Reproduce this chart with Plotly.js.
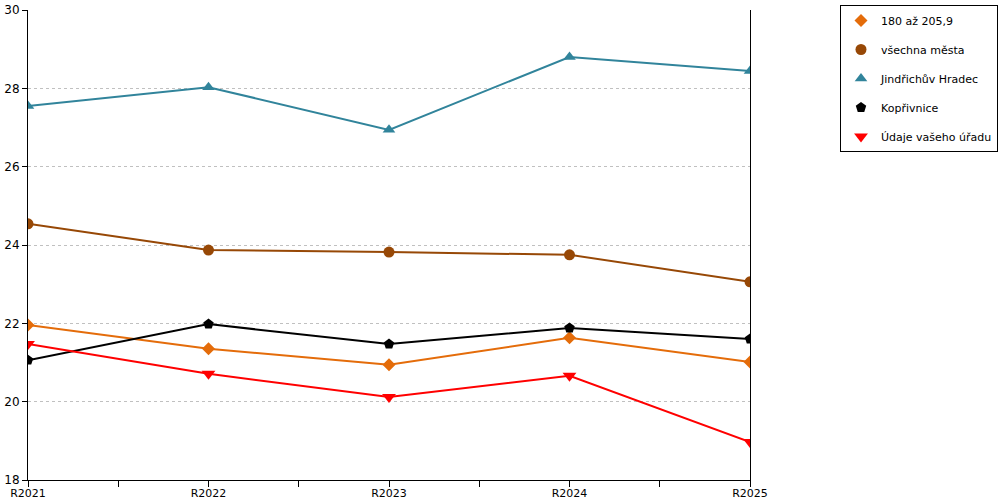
<!DOCTYPE html>
<html>
<head>
<meta charset="utf-8">
<script src="https://cdn.plot.ly/plotly-3.0.1.min.js"></script>
<style>html,body{margin:0;padding:0;background:#fff}#chart{width:1000px;height:500px}</style>
</head>
<body>
<div id="chart"></div>
<script>
const categories = ["R2021", "R2022", "R2023", "R2024", "R2025"];
const seriesNames = ["180 až 205,9", "všechna města", "Jindřichův Hradec", "Kopřivnice", "Údaje vašeho úřadu"];
const vals180 = [21.96, 21.35, 20.94, 21.63, 21.01];
const valsVsechna = [24.54, 23.87, 23.82, 23.75, 23.06];
const valsJH = [27.55, 28.03, 26.94, 28.80, 28.44];
const valsKoprivnice = [21.06, 21.98, 21.47, 21.88, 21.60];
const valsUrad = [21.47, 20.71, 20.12, 20.66, 18.97];
const yTicks = [18, 20, 22, 24, 26, 28, 30];

const seriesVals = [vals180, valsVsechna, valsJH, valsKoprivnice, valsUrad];
const colors = ["#E46C0A", "#974806", "#31849B", "#000000", "#FF0000"];
const symbols = ["diamond", "circle", "triangle-up", "pentagon", "triangle-down"];
const sizes = [10, 11, 11, 11, 12];

const xIdx = categories.map((c, i) => i);
const traces = [];
seriesVals.forEach((v, k) => {
  traces.push({
    x: xIdx, y: v, type: "scatter", mode: "lines",
    line: {color: colors[k], width: 2}, showlegend: false, hoverinfo: "skip"
  });
});
seriesVals.forEach((v, k) => {
  traces.push({
    x: xIdx, y: v, type: "scatter", mode: "markers", name: seriesNames[k],
    legendgroup: "g" + k,
    marker: {color: colors[k], symbol: symbols[k], size: sizes[k]}
  });
});

const tickvals = [], ticktext = [];
categories.forEach((c, i) => {
  tickvals.push(i); ticktext.push(c);
  if (i < categories.length - 1) { tickvals.push(i + 0.5); ticktext.push(""); }
});

const layout = {
  width: 1000, height: 500,
  margin: {l: 28, r: 250, t: 10, b: 20},
  paper_bgcolor: "#fff", plot_bgcolor: "#fff",
  font: {family: "DejaVu Sans, Verdana, sans-serif", size: 12, color: "#000"},
  xaxis: {
    type: "linear", range: [0, categories.length - 1],
    tickmode: "array", tickvals: tickvals, ticktext: ticktext,
    ticks: "outside", ticklen: 6, tickcolor: "#000", tickwidth: 1,
    ticklabelstandoff: -3,
    showgrid: false, zeroline: false,
    showline: true, linecolor: "#000", linewidth: 1,
    tickfont: {size: 11}
  },
  yaxis: {
    range: [18, 30], tickmode: "array", tickvals: yTicks,
    ticks: "outside", ticklen: 5, tickcolor: "#000",
    showgrid: true, gridcolor: "#c0c0c0", griddash: "dot", gridwidth: 1,
    zeroline: false, showline: true, linecolor: "#000", linewidth: 1, mirror: true,
    tickfont: {size: 12}
  },
  legend: {
    xref: "container", yref: "container", x: 0.998, y: 0.99,
    xanchor: "right", yanchor: "top",
    bgcolor: "#fff", bordercolor: "#000", borderwidth: 1,
    font: {size: 11}, traceorder: "grouped", tracegroupgap: 10, itemwidth: 30
  },
  showlegend: true
};

Plotly.newPlot("chart", traces, layout, {displayModeBar: false, staticPlot: true});
</script>
</body>
</html>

_ _ _ _

What you need to do:
Copy out each line that contains the word "chart".

Exercise result:
Reproduce this chart with Plotly.js.
<style>html,body{margin:0;padding:0;background:#fff}#chart{width:1000px;height:500px}</style>
<div id="chart"></div>
Plotly.newPlot("chart", traces, layout, {displayModeBar: false, staticPlot: true});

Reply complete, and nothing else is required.